• **EXERCISE AIM**: Quote the data exactly, first line to the line containing "const toPoints = (xs, ys)", with no pictures.

• **DATA BLOCK**:
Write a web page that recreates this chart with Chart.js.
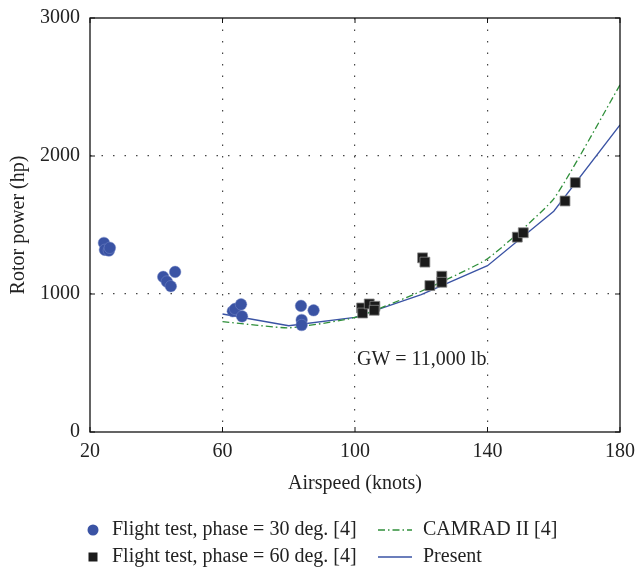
<!DOCTYPE html>
<html>
<head>
<meta charset="utf-8">
<script src="https://cdn.jsdelivr.net/npm/chart.js@4.4.1/dist/chart.umd.min.js"></script>
<style>
  html, body { margin: 0; padding: 0; background: #fff; }
  #wrap { width: 635px; height: 571px; }
</style>
</head>
<body>
<div id="wrap"><canvas id="powerChart" width="635" height="571"></canvas></div>
<script>
// ---- data ----
const test30Speed = [24.2, 24.5, 25.7, 26.0, 42.1, 43.2, 44.4, 45.7, 63.1, 63.8, 65.6, 65.9, 83.7, 87.5, 83.9, 83.9];
const test30Power = [1370, 1320, 1315, 1335, 1124, 1090, 1056, 1160, 875, 892, 925, 838, 914, 882, 812, 775];

const test60Speed = [102.0, 102.3, 104.3, 106.0, 105.8, 120.4, 121.1, 122.6, 126.2, 126.2, 149.0, 150.8, 163.4, 166.5];
const test60Power = [899, 862, 928, 911, 882, 1262, 1231, 1061, 1129, 1085, 1412, 1444, 1674, 1807];

const camradSpeed = [60, 80, 100, 120, 140, 160, 180];
const camradPower = [800, 755, 830, 1020, 1255, 1690, 2515];

const presentSpeed = [60, 80, 100, 120, 140, 160, 180];
const presentPower = [855, 770, 830, 995, 1205, 1600, 2225];

const xTicks = [20, 60, 100, 140, 180];
const yTicks = [0, 1000, 2000, 3000];

const gwLabel = 'GW = 11,000 lb';
const gwAt = { x: 100.6, y: 520 };

const FONT = '"Liberation Serif", "DejaVu Serif", serif';
const FS = 20;
const BLUE = '#3a53a4';
const GREEN = '#2f8f3a';

const toPoints = (xs, ys) => xs.map((x, i) => ({ x: x, y: ys[i] }));

// frame, GW note and a 2-column legend drawn on the canvas
const extrasPlugin = {
  id: 'extras',
  afterDraw(chart) {
    const ctx = chart.ctx;
    const area = chart.chartArea;
    const xs = chart.scales.x, ys = chart.scales.y;
    ctx.save();
    ctx.strokeStyle = '#111';
    ctx.lineWidth = 1.3;
    ctx.strokeRect(area.left, area.top, area.right - area.left, area.bottom - area.top);

    // small inward ticks on the frame
    ctx.lineWidth = 1;
    xTicks.forEach(v => {
      const px = xs.getPixelForValue(v);
      ctx.beginPath(); ctx.moveTo(px, area.bottom); ctx.lineTo(px, area.bottom - 5);
      ctx.moveTo(px, area.top); ctx.lineTo(px, area.top + 5); ctx.stroke();
    });
    yTicks.forEach(v => {
      const py = ys.getPixelForValue(v);
      ctx.beginPath(); ctx.moveTo(area.left, py); ctx.lineTo(area.left + 5, py);
      ctx.moveTo(area.right, py); ctx.lineTo(area.right - 5, py); ctx.stroke();
    });

    ctx.fillStyle = '#222';
    ctx.font = FS + 'px ' + FONT;
    ctx.textAlign = 'left';
    ctx.textBaseline = 'middle';
    ctx.fillText(gwLabel, xs.getPixelForValue(gwAt.x), ys.getPixelForValue(gwAt.y));

    // legend
    const cols = [{ mark: 93, text: 112 }, { mark: 395, text: 423 }];
    const rows = [530, 557];
    chart.data.datasets.forEach((ds, i) => {
      const c = cols[Math.floor(i / 2)], y = rows[i % 2];
      if (ds.showLine === false) {
        ctx.fillStyle = ds.backgroundColor;
        ctx.beginPath();
        if (ds.pointStyle === 'rect') ctx.rect(c.mark - 4.5, y - 4.5, 9, 9);
        else ctx.arc(c.mark, y, 5.5, 0, Math.PI * 2);
        ctx.fill();
      } else {
        ctx.strokeStyle = ds.borderColor;
        ctx.lineWidth = ds.borderWidth;
        ctx.setLineDash(ds.borderDash || []);
        ctx.beginPath(); ctx.moveTo(c.mark - 17, y); ctx.lineTo(c.mark + 17, y); ctx.stroke();
        ctx.setLineDash([]);
      }
      ctx.fillStyle = '#222';
      ctx.fillText(ds.label, c.text, y);
    });
    ctx.restore();
  }
};

const gridColor = (keep) => (c) => keep.includes(c.tick.value) ? '#444' : 'rgba(0,0,0,0)';
const plainNum = (v) => String(v);

new Chart(document.getElementById('powerChart'), {
  type: 'scatter',
  data: {
    datasets: [
      {
        label: 'Flight test, phase = 30 deg. [4]',
        data: toPoints(test30Speed, test30Power),
        showLine: false,
        pointStyle: 'circle',
        pointRadius: 5.8,
        backgroundColor: BLUE,
        borderColor: 'rgba(120,140,200,0.6)',
        borderWidth: 0.8
      },
      {
        label: 'Flight test, phase = 60 deg. [4]',
        data: toPoints(test60Speed, test60Power),
        showLine: false,
        pointStyle: 'rect',
        pointRadius: 7,
        backgroundColor: '#1b1b1b',
        borderColor: '#888',
        borderWidth: 0.8
      },
      {
        label: 'CAMRAD II [4]',
        data: toPoints(camradSpeed, camradPower),
        showLine: true,
        borderColor: GREEN,
        borderWidth: 1.3,
        borderDash: [7, 3, 1.5, 3],
        pointRadius: 0,
        tension: 0.15
      },
      {
        label: 'Present',
        data: toPoints(presentSpeed, presentPower),
        showLine: true,
        borderColor: BLUE,
        borderWidth: 1.3,
        pointRadius: 0,
        tension: 0
      }
    ]
  },
  options: {
    responsive: false,
    animation: false,
    layout: { padding: { left: 0, right: 15, top: 18, bottom: 89 } },
    plugins: { legend: { display: false }, tooltip: { enabled: false } },
    scales: {
      x: {
        min: 20, max: 180,
        afterBuildTicks: (s) => { s.ticks = xTicks.map(v => ({ value: v })); },
        afterFit: (s) => { s.height = 50; s.paddingLeft = 0; s.paddingRight = 0; },
        grid: { color: gridColor([60, 100, 140]), lineWidth: 1.2, drawTicks: false },
        border: { display: false, dash: [1.5, 10] },
        ticks: { padding: 8, color: '#222', font: { family: FONT, size: FS }, maxRotation: 0, callback: plainNum },
        title: { display: true, text: 'Airspeed (knots)', color: '#222', font: { family: FONT, size: FS }, padding: { top: 4, bottom: -14 } }
      },
      y: {
        min: 0, max: 3000,
        afterBuildTicks: (s) => { s.ticks = yTicks.map(v => ({ value: v })); },
        afterFit: (s) => { s.width = 90; s.paddingTop = 0; s.paddingBottom = 0; },
        grid: { color: gridColor([1000, 2000]), lineWidth: 1.2, drawTicks: false },
        border: { display: false, dash: [1.5, 10] },
        ticks: { padding: 10, color: '#222', font: { family: FONT, size: FS }, callback: plainNum },
        title: { display: true, text: 'Rotor power (hp)', color: '#222', font: { family: FONT, size: FS }, padding: { top: 7, bottom: 0 } }
      }
    }
  },
  plugins: [extrasPlugin]
});
</script>
</body>
</html>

• **COMPLETE ANSWER**:
Write a web page that recreates this chart with Chart.js.
<!DOCTYPE html>
<html>
<head>
<meta charset="utf-8">
<script src="https://cdn.jsdelivr.net/npm/chart.js@4.4.1/dist/chart.umd.min.js"></script>
<style>
  html, body { margin: 0; padding: 0; background: #fff; }
  #wrap { width: 635px; height: 571px; }
</style>
</head>
<body>
<div id="wrap"><canvas id="powerChart" width="635" height="571"></canvas></div>
<script>
// ---- data ----
const test30Speed = [24.2, 24.5, 25.7, 26.0, 42.1, 43.2, 44.4, 45.7, 63.1, 63.8, 65.6, 65.9, 83.7, 87.5, 83.9, 83.9];
const test30Power = [1370, 1320, 1315, 1335, 1124, 1090, 1056, 1160, 875, 892, 925, 838, 914, 882, 812, 775];

const test60Speed = [102.0, 102.3, 104.3, 106.0, 105.8, 120.4, 121.1, 122.6, 126.2, 126.2, 149.0, 150.8, 163.4, 166.5];
const test60Power = [899, 862, 928, 911, 882, 1262, 1231, 1061, 1129, 1085, 1412, 1444, 1674, 1807];

const camradSpeed = [60, 80, 100, 120, 140, 160, 180];
const camradPower = [800, 755, 830, 1020, 1255, 1690, 2515];

const presentSpeed = [60, 80, 100, 120, 140, 160, 180];
const presentPower = [855, 770, 830, 995, 1205, 1600, 2225];

const xTicks = [20, 60, 100, 140, 180];
const yTicks = [0, 1000, 2000, 3000];

const gwLabel = 'GW = 11,000 lb';
const gwAt = { x: 100.6, y: 520 };

const FONT = '"Liberation Serif", "DejaVu Serif", serif';
const FS = 20;
const BLUE = '#3a53a4';
const GREEN = '#2f8f3a';

const toPoints = (xs, ys) => xs.map((x, i) => ({ x: x, y: ys[i] }));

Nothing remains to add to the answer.